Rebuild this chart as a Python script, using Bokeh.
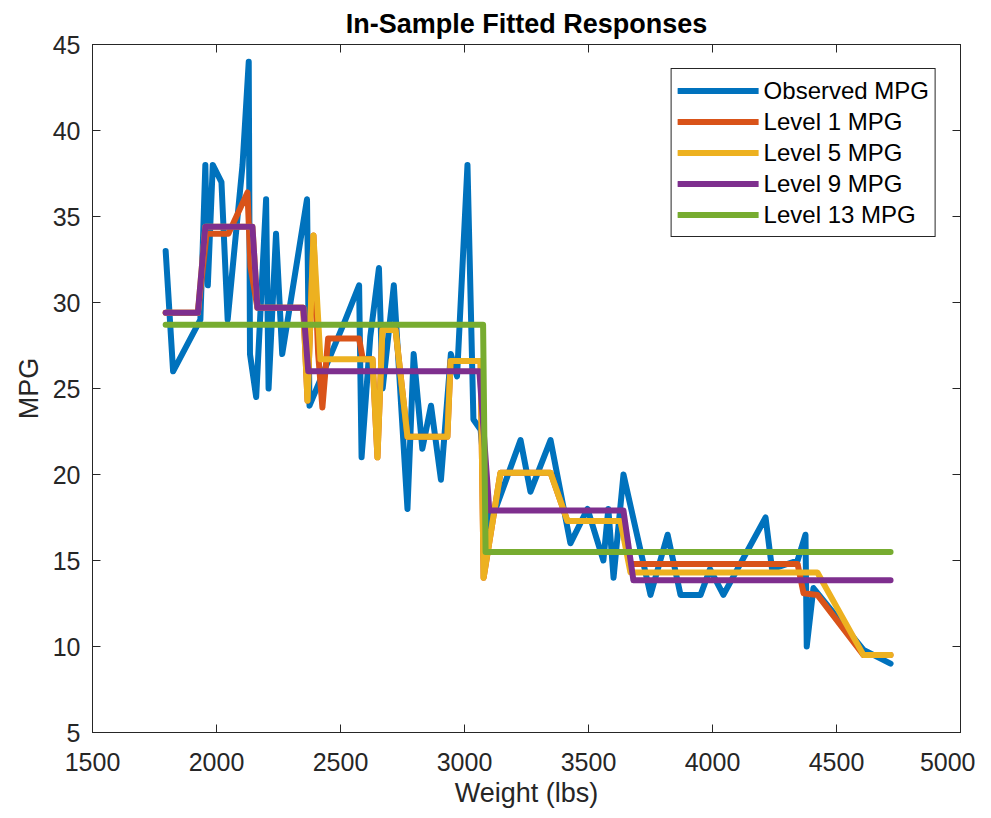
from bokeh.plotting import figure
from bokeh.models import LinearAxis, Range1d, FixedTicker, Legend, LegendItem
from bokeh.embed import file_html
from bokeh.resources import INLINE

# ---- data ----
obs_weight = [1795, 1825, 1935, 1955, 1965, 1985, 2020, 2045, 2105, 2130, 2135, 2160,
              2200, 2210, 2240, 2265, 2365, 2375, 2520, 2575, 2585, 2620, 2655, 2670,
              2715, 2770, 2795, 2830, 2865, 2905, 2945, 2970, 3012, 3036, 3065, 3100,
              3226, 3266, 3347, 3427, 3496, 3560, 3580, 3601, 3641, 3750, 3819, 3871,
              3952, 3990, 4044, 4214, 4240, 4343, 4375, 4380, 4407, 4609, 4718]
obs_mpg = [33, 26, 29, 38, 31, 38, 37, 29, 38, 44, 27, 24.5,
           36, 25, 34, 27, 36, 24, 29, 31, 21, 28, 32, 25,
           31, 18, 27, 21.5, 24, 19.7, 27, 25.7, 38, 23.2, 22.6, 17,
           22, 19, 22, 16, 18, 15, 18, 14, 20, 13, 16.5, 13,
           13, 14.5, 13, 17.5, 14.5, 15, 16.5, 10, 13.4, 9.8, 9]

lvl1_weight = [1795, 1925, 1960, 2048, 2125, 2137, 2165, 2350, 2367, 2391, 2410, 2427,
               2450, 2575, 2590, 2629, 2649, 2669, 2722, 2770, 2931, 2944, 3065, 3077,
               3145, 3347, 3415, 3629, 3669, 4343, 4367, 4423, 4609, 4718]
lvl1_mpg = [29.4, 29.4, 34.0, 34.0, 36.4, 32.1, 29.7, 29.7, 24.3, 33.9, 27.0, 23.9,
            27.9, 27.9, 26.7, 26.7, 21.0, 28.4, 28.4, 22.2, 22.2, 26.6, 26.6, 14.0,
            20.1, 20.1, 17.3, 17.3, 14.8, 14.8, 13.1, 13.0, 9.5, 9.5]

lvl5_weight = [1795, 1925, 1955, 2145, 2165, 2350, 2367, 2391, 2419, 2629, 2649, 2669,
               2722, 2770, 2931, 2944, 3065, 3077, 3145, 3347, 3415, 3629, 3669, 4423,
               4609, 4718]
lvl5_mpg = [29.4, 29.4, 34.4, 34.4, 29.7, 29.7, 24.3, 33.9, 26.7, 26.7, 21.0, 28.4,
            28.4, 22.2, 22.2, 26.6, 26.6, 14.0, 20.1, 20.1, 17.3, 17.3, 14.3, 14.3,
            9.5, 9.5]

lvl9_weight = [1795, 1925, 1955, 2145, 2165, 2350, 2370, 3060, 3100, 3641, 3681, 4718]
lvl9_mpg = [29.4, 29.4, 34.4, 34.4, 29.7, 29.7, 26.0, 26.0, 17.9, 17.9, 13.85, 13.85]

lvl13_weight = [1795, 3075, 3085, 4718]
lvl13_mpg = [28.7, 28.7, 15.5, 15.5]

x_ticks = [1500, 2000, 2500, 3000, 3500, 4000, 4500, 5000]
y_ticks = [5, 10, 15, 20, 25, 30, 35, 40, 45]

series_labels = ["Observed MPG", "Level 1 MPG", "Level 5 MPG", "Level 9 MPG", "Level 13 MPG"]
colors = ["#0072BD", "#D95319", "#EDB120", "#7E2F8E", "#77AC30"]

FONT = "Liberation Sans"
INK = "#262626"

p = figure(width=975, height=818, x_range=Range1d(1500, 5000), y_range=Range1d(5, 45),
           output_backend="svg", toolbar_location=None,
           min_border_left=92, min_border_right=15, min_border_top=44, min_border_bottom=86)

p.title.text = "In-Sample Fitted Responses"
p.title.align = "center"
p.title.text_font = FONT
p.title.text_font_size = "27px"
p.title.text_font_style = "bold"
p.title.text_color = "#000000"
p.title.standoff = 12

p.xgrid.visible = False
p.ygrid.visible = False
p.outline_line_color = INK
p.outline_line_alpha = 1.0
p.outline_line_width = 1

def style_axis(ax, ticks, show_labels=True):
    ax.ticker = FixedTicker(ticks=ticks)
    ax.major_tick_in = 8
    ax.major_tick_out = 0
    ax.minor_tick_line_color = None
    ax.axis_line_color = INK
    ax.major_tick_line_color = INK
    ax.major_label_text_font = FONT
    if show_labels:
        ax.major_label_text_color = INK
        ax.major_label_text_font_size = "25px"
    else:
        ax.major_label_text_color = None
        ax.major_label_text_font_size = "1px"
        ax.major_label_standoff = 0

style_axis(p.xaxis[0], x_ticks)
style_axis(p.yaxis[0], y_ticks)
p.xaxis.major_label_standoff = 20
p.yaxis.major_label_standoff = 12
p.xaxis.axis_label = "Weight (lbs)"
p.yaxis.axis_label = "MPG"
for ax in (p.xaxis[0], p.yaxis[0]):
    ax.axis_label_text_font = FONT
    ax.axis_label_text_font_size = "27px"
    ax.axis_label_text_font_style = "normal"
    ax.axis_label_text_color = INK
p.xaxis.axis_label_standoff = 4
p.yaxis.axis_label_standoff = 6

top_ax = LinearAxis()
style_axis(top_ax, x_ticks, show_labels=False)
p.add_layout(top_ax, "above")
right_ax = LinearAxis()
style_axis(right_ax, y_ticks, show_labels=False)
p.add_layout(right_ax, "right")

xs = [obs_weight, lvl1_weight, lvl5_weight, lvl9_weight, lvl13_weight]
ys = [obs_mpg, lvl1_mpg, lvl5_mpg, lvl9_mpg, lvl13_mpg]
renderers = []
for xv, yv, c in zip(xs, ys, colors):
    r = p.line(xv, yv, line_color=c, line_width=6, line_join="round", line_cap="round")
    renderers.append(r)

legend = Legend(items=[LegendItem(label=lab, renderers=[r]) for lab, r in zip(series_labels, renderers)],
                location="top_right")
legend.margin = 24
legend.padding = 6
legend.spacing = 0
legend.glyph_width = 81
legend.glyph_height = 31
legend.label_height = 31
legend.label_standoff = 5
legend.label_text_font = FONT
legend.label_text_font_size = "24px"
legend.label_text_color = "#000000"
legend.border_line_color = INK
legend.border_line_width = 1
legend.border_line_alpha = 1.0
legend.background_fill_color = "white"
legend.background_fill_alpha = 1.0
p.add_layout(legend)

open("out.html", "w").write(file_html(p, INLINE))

WRITTEN TASK –
Repeat only the lines between the start of the data and the line with "13, 14.5, 13, 17.5, 14.5, 15, 16.5, 10, 13.4, 9.8, 9]", including those two lines, and skip the pictures.

THE OUTPUT –
Rebuild this chart as a Python script, using Bokeh.
from bokeh.plotting import figure
from bokeh.models import LinearAxis, Range1d, FixedTicker, Legend, LegendItem
from bokeh.embed import file_html
from bokeh.resources import INLINE

# ---- data ----
obs_weight = [1795, 1825, 1935, 1955, 1965, 1985, 2020, 2045, 2105, 2130, 2135, 2160,
              2200, 2210, 2240, 2265, 2365, 2375, 2520, 2575, 2585, 2620, 2655, 2670,
              2715, 2770, 2795, 2830, 2865, 2905, 2945, 2970, 3012, 3036, 3065, 3100,
              3226, 3266, 3347, 3427, 3496, 3560, 3580, 3601, 3641, 3750, 3819, 3871,
              3952, 3990, 4044, 4214, 4240, 4343, 4375, 4380, 4407, 4609, 4718]
obs_mpg = [33, 26, 29, 38, 31, 38, 37, 29, 38, 44, 27, 24.5,
           36, 25, 34, 27, 36, 24, 29, 31, 21, 28, 32, 25,
           31, 18, 27, 21.5, 24, 19.7, 27, 25.7, 38, 23.2, 22.6, 17,
           22, 19, 22, 16, 18, 15, 18, 14, 20, 13, 16.5, 13,
           13, 14.5, 13, 17.5, 14.5, 15, 16.5, 10, 13.4, 9.8, 9]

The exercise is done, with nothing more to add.